Alguém quer uma crise?
Esta pandemia deve ser aproveitada para se fazer o que tem de ser feito, sem cedência a facilidades e pressões e aproveitando criteriosamente cada cêntimo das subvenções europeias. Fazer as reformas e os investimentos que o interesse nacional reclama e que as conjunturas obrigaram a adiar. Diz-nos a história que as guerras e as crises podem acelerar mudanças e progressos. Na II Guerra Mundial, as mulheres foram obrigadas a substituir os homens no mercado de trabalho. Substituição provisória que se tornou definitiva, porque, acabada a guerra, as mulheres não aceitaram regressar ao antigo gineceu. Na crise de 1929, a necessidade de partilhar o trabalho para reduzir o desemprego ditou o fim da semana laboral de seis dias. Daqui a trinta anos, como vamos olhar para o ano de 2020? Que grandes alterações vão resultar da pandemia? Já antes da pandemia, o Governo se tinha comprometido com a descarbonização do país até 2050. Jeremy Rifkin (que tive o privilégio de ouvir teorizar sobre “a terceira revolução industrial”), prevendo que, em 2028, petróleo, gás e carvão terão sido substituídos pela energia solar e eólica, defende a convergência entre a energia verde e as tecnologias digitais. Também Mariana Mazzucato propõe uma economia centrada na estratégia do New Deal ecológico, que consiste em reduzir as emissões de carbono e, ao mesmo tempo, investir na formação dos trabalhadores para se adaptarem às novas tecnologias. Ideias e objetivos incluídos nos documentos de recuperação económica apresentados pelo Governo e que já constavam no programa eleitoral do PS sufragado pelos eleitores, cujos quatro pilares – alterações climáticas, demografia, desigualdades e sociedade digital – se revelaram decisivos em tempo de pandemia e determinantes para o futuro.
Até aqui, o governo fez o que devia: acorreu aos setores mais duramente atingidos pela crise e lutou em todas as frentes para salvar vidas, preservar rendimentos, defender empregos e empresas, procurou prever para prevenir. Já antes se tinha prevenido, ao dar prioridade ao investimento nos serviços públicos e chegar a 2020 com um excedente orçamental, que tanto jeito deu para o primeiro embate. Agora precisa de condições para continuar a combater a pandemia, recuperar a economia e cuidar do futuro.

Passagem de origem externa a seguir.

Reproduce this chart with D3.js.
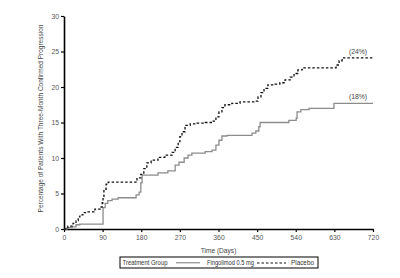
<!DOCTYPE html>
<html>
<head>
<meta charset="utf-8">
<script src="https://cdn.jsdelivr.net/npm/d3@7"></script>
<style>
  body { margin: 0; background: #fff; }
  svg { font-family: "Liberation Sans", Arial, sans-serif; }
</style>
</head>
<body>
<div class="canvas"></div>
<script>
// step points: [day, percent]
const fingolimod = [
  [0, 0], [7, 0.2], [19, 0.3], [28, 0.6], [37, 0.7], [91, 3.0], [96, 3.6],
  [102, 4.0], [112, 4.2], [126, 4.4], [168, 4.8], [175, 5.2], [179, 6.5],
  [182, 7.6], [219, 7.9], [242, 8.2], [259, 9.0], [268, 9.4], [280, 10.0],
  [289, 10.4], [298, 10.7], [329, 10.9], [345, 11.1], [354, 11.8], [361, 12.5],
  [368, 13.1], [380, 13.2], [438, 13.5], [447, 13.8], [454, 14.4], [457, 15.0],
  [524, 15.3], [541, 15.6], [543, 16.5], [552, 16.8], [571, 17.0], [629, 17.7],
  [720, 17.7]
];
const placebo = [
  [0, 0], [9, 0.4], [21, 0.8], [28, 1.2], [33, 1.7], [37, 2.0], [44, 2.3],
  [54, 2.4], [72, 2.8], [84, 3.1], [89, 3.7], [91, 4.6], [93, 5.6], [98, 6.3],
  [103, 6.6], [170, 7.2], [179, 7.7], [186, 8.5], [193, 9.3], [203, 9.7],
  [219, 10.1], [235, 10.4], [252, 10.8], [259, 11.5], [266, 12.3], [270, 13.0],
  [275, 13.7], [282, 14.6], [294, 14.8], [310, 14.9], [329, 15.0], [345, 15.2],
  [354, 15.8], [361, 16.5], [368, 17.1], [375, 17.5], [391, 17.7], [410, 17.9],
  [445, 18.0], [452, 18.6], [459, 19.2], [466, 19.8], [475, 20.3], [492, 20.4],
  [503, 20.6], [515, 21.0], [527, 21.4], [536, 21.9], [545, 22.4], [555, 22.7],
  [634, 23.1], [641, 23.7], [648, 24.1], [720, 24.1]
];
const xTicks = [0, 90, 180, 270, 360, 450, 540, 630, 720];
const yTicks = [0, 5, 10, 15, 20, 25, 30];
const endLabels = ['(18%)', '(24%)'];

const svg = d3.select('.canvas')
  .append('svg')
  .attr('width', 400)
  .attr('height', 278);

const margin = { top: 16, right: 27, bottom: 49, left: 64 };
const graphWidth = 400 - margin.left - margin.right;
const graphHeight = 278 - margin.top - margin.bottom;

const graph = svg.append('g')
  .attr('transform', `translate(${margin.left}, ${margin.top})`);

const x = d3.scaleLinear().domain([0, 720]).range([0, graphWidth]);
const y = d3.scaleLinear().domain([0, 30]).range([graphHeight, 0]);

// axes
const xAxis = d3.axisBottom(x).tickValues(xTicks).tickSize(3).tickSizeOuter(0);
const yAxis = d3.axisLeft(y).tickValues(yTicks).tickSize(3).tickSizeOuter(0);

const xAxisGroup = graph.append('g')
  .attr('transform', `translate(0, ${graphHeight})`)
  .call(xAxis);
const yAxisGroup = graph.append('g').call(yAxis);

[xAxisGroup, yAxisGroup].forEach(g => {
  g.select('.domain').attr('stroke', '#000').attr('stroke-width', 1.6);
  g.selectAll('.tick line').attr('stroke', '#000').attr('stroke-width', 1.2);
  g.selectAll('.tick text')
    .attr('fill', '#555')
    .attr('font-size', 6.8)
    .attr('font-family', '"Liberation Sans", Arial, sans-serif');
});
yAxisGroup.selectAll('.tick text').attr('x', -5);
xAxisGroup.selectAll('.tick text').attr('y', 6);

// axis titles
graph.append('text')
  .attr('x', graphWidth / 2)
  .attr('y', graphHeight + 24)
  .attr('text-anchor', 'middle')
  .attr('font-size', 6.6)
  .attr('fill', '#444')
  .text('Time (Days)');

graph.append('text')
  .attr('transform', `translate(-21, ${graphHeight / 2 - 4}) rotate(-90)`)
  .attr('text-anchor', 'middle')
  .attr('font-size', 6.5)
  .attr('fill', '#444')
  .text('Percentage of Patients With Three-Month Confirmed Progression');

// step lines
const line = d3.line()
  .x(d => x(d[0]))
  .y(d => y(d[1]))
  .curve(d3.curveStepAfter);

graph.append('path')
  .datum(fingolimod)
  .attr('fill', 'none')
  .attr('stroke', '#8c8c8c')
  .attr('stroke-width', 1.3)
  .attr('d', line);

graph.append('path')
  .datum(placebo)
  .attr('fill', 'none')
  .attr('stroke', '#111')
  .attr('stroke-width', 1.3)
  .attr('stroke-dasharray', '2.5,2')
  .attr('d', line);

// end labels
const last = [fingolimod[fingolimod.length - 1], placebo[placebo.length - 1]];
graph.selectAll('.endlabel')
  .data(last)
  .enter()
  .append('text')
  .attr('x', d => x(d[0]) - 15)
  .attr('y', d => y(d[1]) - 4)
  .attr('text-anchor', 'middle')
  .attr('font-size', 6.8)
  .attr('fill', '#444')
  .text((d, i) => endLabels[i]);

// legend
const legend = svg.append('g').attr('transform', 'translate(120, 257)');
legend.append('rect')
  .attr('width', 198)
  .attr('height', 11)
  .attr('fill', '#fff')
  .attr('stroke', '#000')
  .attr('stroke-width', 1);
legend.append('text')
  .attr('x', 2.5).attr('y', 8.2)
  .attr('font-size', 6.6).attr('fill', '#333')
  .attr('textLength', 45).attr('lengthAdjust', 'spacingAndGlyphs')
  .text('Treatment Group');
legend.append('line')
  .attr('x1', 56).attr('x2', 80).attr('y1', 5.8).attr('y2', 5.8)
  .attr('stroke', '#555').attr('stroke-width', 0.8);
legend.append('text')
  .attr('x', 87).attr('y', 8.2)
  .attr('font-size', 6.6).attr('fill', '#333')
  .attr('textLength', 47).attr('lengthAdjust', 'spacingAndGlyphs')
  .text('Fingolimod 0.5 mg');
legend.append('line')
  .attr('x1', 137).attr('x2', 166).attr('y1', 6).attr('y2', 6)
  .attr('stroke', '#111').attr('stroke-width', 1)
  .attr('stroke-dasharray', '2.5,2');
legend.append('text')
  .attr('x', 171).attr('y', 8.2)
  .attr('font-size', 6.6).attr('fill', '#333')
  .attr('textLength', 23).attr('lengthAdjust', 'spacingAndGlyphs')
  .text('Placebo');
</script>
</body>
</html>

Começaram as negociações sobre o Orçamento do Estado (OE) para 2021. Processo que se afigura difícil e moroso, mas que o interesse nacional exige que seja rapidamente concluído com a aprovação do OE. Ninguém compreenderia uma crise política quando o país se encontra no meio de uma crise sanitária e a preparar os instrumentos de recuperação económica e social. Sem estabilidade política não há plano que resista nem acurada gestão dos fundos europeus. As prioridades são conhecidas e todos temos a noção de que os recursos são insuficientes para satisfazer todas as vontades. Não há manta para cobrir a cabeça sem destapar os pés. Não vê isto quem só olha para o umbigo. Espero que os partidos da geringonça não queiram dar razão a Cavaco Silva e percebam que a estabilidade é agora um bem ainda mais precioso e uma exigência nacional.